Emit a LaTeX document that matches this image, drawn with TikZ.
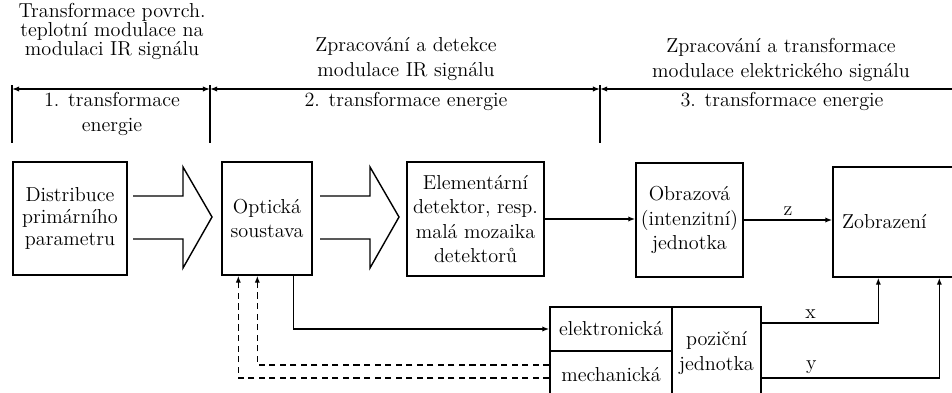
\documentclass[tikz,border=0pt]{standalone}
\usepackage{fontspec}
\usetikzlibrary{arrows.meta,calc}

\tikzset{
  blok/.style={draw, line width=.8pt, align=center, inner sep=2pt,
    font=\fontsize{11.5}{14}\selectfont},
  popis/.style={align=center, inner sep=0pt, font=\fontsize{11.5}{14}\selectfont},
  carkovane/.style={dash pattern=on 3.5pt off 2.5pt},
}

\begin{document}
\begin{tikzpicture}[x=.02cm, y=-.02cm, line width=.8pt, >={Latex[length=4pt,width=3pt]}]
    \useasboundingbox (0,0) rectangle (952,392);
    \clip (0,0) rectangle (952,392);
    % headings
    \node [popis, font=\fontsize{11.5}{10.8}\selectfont] (h1) at (112,31) {Transformace povrch.\\teplotní modulace na\\modulaci IR signálu};
    \node [popis] (h2) at (406,59) {Zpracování a detekce\\modulace IR signálu};
    \node [popis] (h3) at (781,60) {Zpracování a transformace\\modulace elektrického signálu};
    \node [popis] (e1) at (112,114) {1. transformace\\energie};
    \node [popis] (e2) at (406,101) {2. transformace energie};
    \node [popis] (e3) at (782,101) {3. transformace energie};
    % dimension line
    \coordinate (m0) at (12,89);
    \coordinate (m1) at (210,89);
    \coordinate (m2) at (600,89);
    \coordinate (m3) at (990,89);
    \foreach \m in {m0,m1,m2}
        \draw (\m) +(0,-4) -- +(0,54);
    \draw [<->] (m0) -- (m1);
    \draw [<->] (m1) -- (m2);
    \draw [<-] (m2) -- (m3);
    % blocks
    \node [blok, minimum width=2.28cm, minimum height=2.26cm, font=\fontsize{11.5}{12.4}\selectfont] (dist) at (70,218.5) {Distribuce\\primárního\\parametru};
    \node [blok, minimum width=1.8cm, minimum height=2.26cm] (opt) at (267,218.5) {Optická\\soustava};
    \node [blok, minimum width=2.74cm, minimum height=2.28cm] (det) at (475.5,219) {Elementární\\detektor, resp.\\malá mozaika\\detektorů};
    \node [blok, minimum width=2.14cm, minimum height=2.28cm] (obr) at (689.5,220) {Obrazová\\(intenzitní)\\jednotka};
    \node [blok, minimum width=3.2cm, minimum height=2.2cm, text width=2.84cm, align=left, inner xsep=.18cm] (zob) at (913,222) {Zobrazení};
    \node [blok, minimum width=2.44cm, minimum height=.88cm] (elek) at (611,329) {elektronická};
    \node [blok, minimum width=2.44cm, minimum height=.96cm] (mech) at (611,375) {mechanická};
    \node [blok, minimum width=1.78cm, minimum height=1.84cm] (poz) at (716.5,353) {poziční\\jednotka};
    % hollow arrows
    \foreach \s/\h in {133/183,320/370}
        \draw (\s,196) -- (\h,196) -- (\h,167) -- ({\h+29},217) -- (\h,268) -- (\h,239) -- (\s,239);
    % connectors
    \draw [->] (det.east) -- (det.east -| obr.west);
    \draw [->] (obr.east) -- (obr.east -| zob.west) node [midway, above, popis, yshift=2pt] {z};
    \draw [->] ($(opt.south east)+(-19,0)$) |- (elek.west);
    \draw [->, carkovane] ($(mech.west)+(0,-10)$) -| ($(opt.south west)+(36,0)$);
    \draw [->, carkovane] ($(mech.west)+(0,3)$) -| ($(opt.south west)+(17,0)$);
    \draw [->] ($(poz.east)+(0,-30)$) -| ($(zob.south west)+(46,0)$) node [pos=.21, above, popis, yshift=2pt] {x};
    \draw [->] ($(poz.east)+(0,25)$) -| ($(zob.south west)+(107,0)$) node [pos=.14, above, popis, yshift=2pt] {y};
\end{tikzpicture}
\end{document}
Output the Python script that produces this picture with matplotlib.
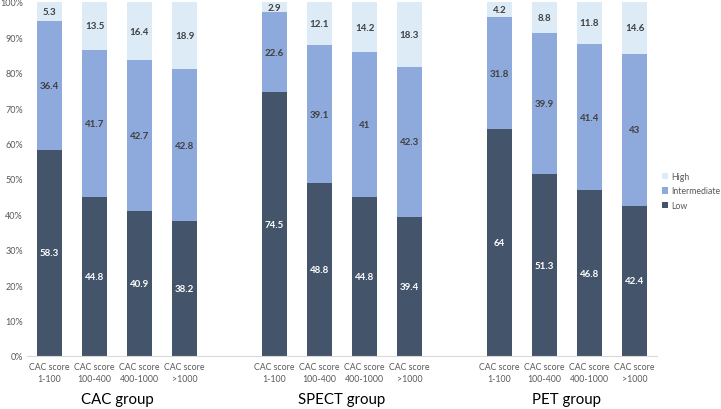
import matplotlib
matplotlib.use("Agg")
import matplotlib.pyplot as plt
import numpy as np

plt.rcParams['font.family'] = ['Lato', 'DejaVu Sans']

groups = ["CAC group", "SPECT group", "PET group"]
categories = ["CAC score\n1-100", "CAC score\n100-400", "CAC score\n400-1000", "CAC score\n>1000"]
low = [58.3, 44.8, 40.9, 38.2, 74.5, 48.8, 44.8, 39.4, 64, 51.3, 46.8, 42.4]
intermediate = [36.4, 41.7, 42.7, 42.8, 22.6, 39.1, 41, 42.3, 31.8, 39.9, 41.4, 43]
high = [5.3, 13.5, 16.4, 18.9, 2.9, 12.1, 14.2, 18.3, 4.2, 8.8, 11.8, 14.6]

c_low = "#44546A"
c_int = "#8EA9DB"
c_high = "#DDEBF7"

fig = plt.figure(figsize=(7.21, 4.10), dpi=100)
ax = fig.add_axes([27/721, 53/410, 630/721, 354/410])

x = np.array([0, 1, 2, 3, 5, 6, 7, 8, 10, 11, 12, 13], dtype=float)
w = 25/45
low_a = np.array(low); int_a = np.array(intermediate); high_a = np.array(high)
ax.bar(x, low_a, w, color=c_low, label="Low", zorder=2)
ax.bar(x, int_a, w, bottom=low_a, color=c_int, label="Intermediate", zorder=2)
ax.bar(x, high_a, w, bottom=low_a + int_a, color=c_high, label="High", zorder=2)

def fmt(v):
    return ("%g" % v)

for xi, l, m, h in zip(x, low_a, int_a, high_a):
    ax.text(xi, l/2, fmt(l), ha="center", va="center", color="white", fontsize=7, fontweight="bold")
    ax.text(xi, l + m/2, fmt(m), ha="center", va="center", color="#404040", fontsize=7, fontweight="bold")
    ax.text(xi, l + m + h/2, fmt(h), ha="center", va="center", color="#404040", fontsize=7, fontweight="bold")

ax.set_xlim(-0.5, 13.5)
ax.set_ylim(0, 100)
ax.set_yticks(np.arange(0, 101, 10))
ax.set_yticklabels(["%d%%" % v for v in range(0, 101, 10)], fontsize=6.5, color="#595959")
ax.set_xticks(x)
ax.set_xticklabels(categories * 3, fontsize=6.3, color="#595959", linespacing=1.55)
ax.tick_params(axis="both", length=0, pad=4)
ax.tick_params(axis="y", pad=3)
for s in ["top", "right", "left"]:
    ax.spines[s].set_visible(False)
ax.spines["bottom"].set_color("#D9D9D9")
ax.spines["bottom"].set_linewidth(0.8)

for gi, g in enumerate(groups):
    cx = x[gi*4:(gi+1)*4].mean()
    ax.text(cx, -(400 - 357) / 354, g, transform=ax.get_xaxis_transform(), ha="center", va="center",
            fontsize=10.8, color="black")

handles, labels = ax.get_legend_handles_labels()
leg = fig.legend(handles[::-1], labels[::-1], loc="center left", bbox_to_anchor=(662/721, 1 - 192/410),
                 frameon=False, fontsize=6.3, handlelength=0.7, handleheight=0.7, handletextpad=0.4,
                 labelspacing=0.65, borderaxespad=0, borderpad=0)
for t in leg.get_texts():
    t.set_color("#595959")

fig.savefig("out.png", dpi=100)
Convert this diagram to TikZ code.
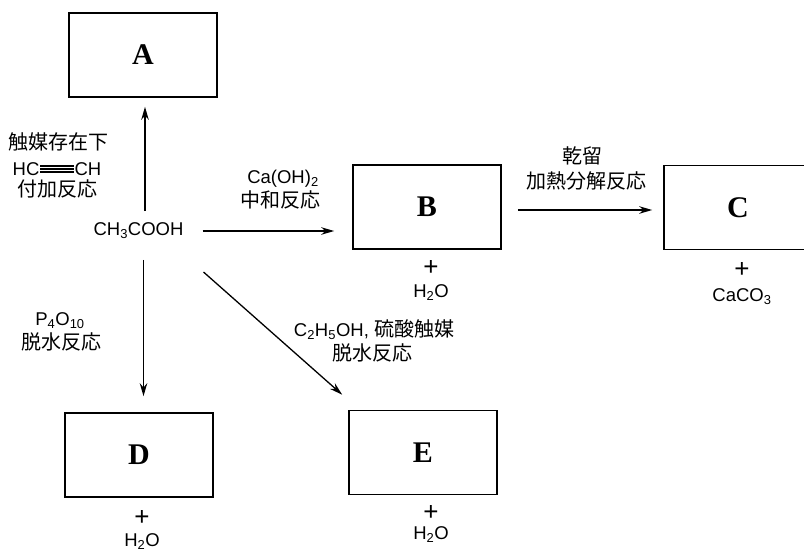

--*--

* **OBJECTIVE**
Transcribe the records above exactly, leaving out every picture.

* **TASK RESPONSE**
Emit a LaTeX document that matches this image, drawn with TikZ.
\documentclass[tikz,border=0pt]{standalone}
\usepackage{fontspec}
\usetikzlibrary{arrows.meta,calc}

\tikzset{
  blok/.style={draw, line width=.8pt, align=center, inner sep=2pt,
    font=\fontsize{11.5}{14}\selectfont},
  popis/.style={align=center, inner sep=0pt, font=\fontsize{11.5}{14}\selectfont},
  carkovane/.style={dash pattern=on 3.5pt off 2.5pt},
}

\begin{document}
\begin{tikzpicture}[x=.02cm, y=-.02cm, line width=.8pt, >={Latex[length=4pt,width=3pt]}]
    \useasboundingbox (0,0) rectangle (952,392);
    \clip (0,0) rectangle (952,392);
    % headings
    \node [popis, font=\fontsize{11.5}{10.8}\selectfont] (h1) at (112,31) {Transformace povrch.\\teplotní modulace na\\modulaci IR signálu};
    \node [popis] (h2) at (406,59) {Zpracování a detekce\\modulace IR signálu};
    \node [popis] (h3) at (781,60) {Zpracování a transformace\\modulace elektrického signálu};
    \node [popis] (e1) at (112,114) {1. transformace\\energie};
    \node [popis] (e2) at (406,101) {2. transformace energie};
    \node [popis] (e3) at (782,101) {3. transformace energie};
    % dimension line
    \coordinate (m0) at (12,89);
    \coordinate (m1) at (210,89);
    \coordinate (m2) at (600,89);
    \coordinate (m3) at (990,89);
    \foreach \m in {m0,m1,m2}
        \draw (\m) +(0,-4) -- +(0,54);
    \draw [<->] (m0) -- (m1);
    \draw [<->] (m1) -- (m2);
    \draw [<-] (m2) -- (m3);
    % blocks
    \node [blok, minimum width=2.28cm, minimum height=2.26cm, font=\fontsize{11.5}{12.4}\selectfont] (dist) at (70,218.5) {Distribuce\\primárního\\parametru};
    \node [blok, minimum width=1.8cm, minimum height=2.26cm] (opt) at (267,218.5) {Optická\\soustava};
    \node [blok, minimum width=2.74cm, minimum height=2.28cm] (det) at (475.5,219) {Elementární\\detektor, resp.\\malá mozaika\\detektorů};
    \node [blok, minimum width=2.14cm, minimum height=2.28cm] (obr) at (689.5,220) {Obrazová\\(intenzitní)\\jednotka};
    \node [blok, minimum width=3.2cm, minimum height=2.2cm, text width=2.84cm, align=left, inner xsep=.18cm] (zob) at (913,222) {Zobrazení};
    \node [blok, minimum width=2.44cm, minimum height=.88cm] (elek) at (611,329) {elektronická};
    \node [blok, minimum width=2.44cm, minimum height=.96cm] (mech) at (611,375) {mechanická};
    \node [blok, minimum width=1.78cm, minimum height=1.84cm] (poz) at (716.5,353) {poziční\\jednotka};
    % hollow arrows
    \foreach \s/\h in {133/183,320/370}
        \draw (\s,196) -- (\h,196) -- (\h,167) -- ({\h+29},217) -- (\h,268) -- (\h,239) -- (\s,239);
    % connectors
    \draw [->] (det.east) -- (det.east -| obr.west);
    \draw [->] (obr.east) -- (obr.east -| zob.west) node [midway, above, popis, yshift=2pt] {z};
    \draw [->] ($(opt.south east)+(-19,0)$) |- (elek.west);
    \draw [->, carkovane] ($(mech.west)+(0,-10)$) -| ($(opt.south west)+(36,0)$);
    \draw [->, carkovane] ($(mech.west)+(0,3)$) -| ($(opt.south west)+(17,0)$);
    \draw [->] ($(poz.east)+(0,-30)$) -| ($(zob.south west)+(46,0)$) node [pos=.21, above, popis, yshift=2pt] {x};
    \draw [->] ($(poz.east)+(0,25)$) -| ($(zob.south west)+(107,0)$) node [pos=.14, above, popis, yshift=2pt] {y};
\end{tikzpicture}
\end{document}
Output the Python script that produces this picture with matplotlib.
import matplotlib
matplotlib.use("Agg")
import matplotlib.pyplot as plt
import numpy as np

plt.rcParams['font.family'] = ['Lato', 'DejaVu Sans']

groups = ["CAC group", "SPECT group", "PET group"]
categories = ["CAC score\n1-100", "CAC score\n100-400", "CAC score\n400-1000", "CAC score\n>1000"]
low = [58.3, 44.8, 40.9, 38.2, 74.5, 48.8, 44.8, 39.4, 64, 51.3, 46.8, 42.4]
intermediate = [36.4, 41.7, 42.7, 42.8, 22.6, 39.1, 41, 42.3, 31.8, 39.9, 41.4, 43]
high = [5.3, 13.5, 16.4, 18.9, 2.9, 12.1, 14.2, 18.3, 4.2, 8.8, 11.8, 14.6]

c_low = "#44546A"
c_int = "#8EA9DB"
c_high = "#DDEBF7"

fig = plt.figure(figsize=(7.21, 4.10), dpi=100)
ax = fig.add_axes([27/721, 53/410, 630/721, 354/410])

x = np.array([0, 1, 2, 3, 5, 6, 7, 8, 10, 11, 12, 13], dtype=float)
w = 25/45
low_a = np.array(low); int_a = np.array(intermediate); high_a = np.array(high)
ax.bar(x, low_a, w, color=c_low, label="Low", zorder=2)
ax.bar(x, int_a, w, bottom=low_a, color=c_int, label="Intermediate", zorder=2)
ax.bar(x, high_a, w, bottom=low_a + int_a, color=c_high, label="High", zorder=2)

def fmt(v):
    return ("%g" % v)

for xi, l, m, h in zip(x, low_a, int_a, high_a):
    ax.text(xi, l/2, fmt(l), ha="center", va="center", color="white", fontsize=7, fontweight="bold")
    ax.text(xi, l + m/2, fmt(m), ha="center", va="center", color="#404040", fontsize=7, fontweight="bold")
    ax.text(xi, l + m + h/2, fmt(h), ha="center", va="center", color="#404040", fontsize=7, fontweight="bold")

ax.set_xlim(-0.5, 13.5)
ax.set_ylim(0, 100)
ax.set_yticks(np.arange(0, 101, 10))
ax.set_yticklabels(["%d%%" % v for v in range(0, 101, 10)], fontsize=6.5, color="#595959")
ax.set_xticks(x)
ax.set_xticklabels(categories * 3, fontsize=6.3, color="#595959", linespacing=1.55)
ax.tick_params(axis="both", length=0, pad=4)
ax.tick_params(axis="y", pad=3)
for s in ["top", "right", "left"]:
    ax.spines[s].set_visible(False)
ax.spines["bottom"].set_color("#D9D9D9")
ax.spines["bottom"].set_linewidth(0.8)

for gi, g in enumerate(groups):
    cx = x[gi*4:(gi+1)*4].mean()
    ax.text(cx, -(400 - 357) / 354, g, transform=ax.get_xaxis_transform(), ha="center", va="center",
            fontsize=10.8, color="black")

handles, labels = ax.get_legend_handles_labels()
leg = fig.legend(handles[::-1], labels[::-1], loc="center left", bbox_to_anchor=(662/721, 1 - 192/410),
                 frameon=False, fontsize=6.3, handlelength=0.7, handleheight=0.7, handletextpad=0.4,
                 labelspacing=0.65, borderaxespad=0, borderpad=0)
for t in leg.get_texts():
    t.set_color("#595959")

fig.savefig("out.png", dpi=100)
Convert this diagram to TikZ code.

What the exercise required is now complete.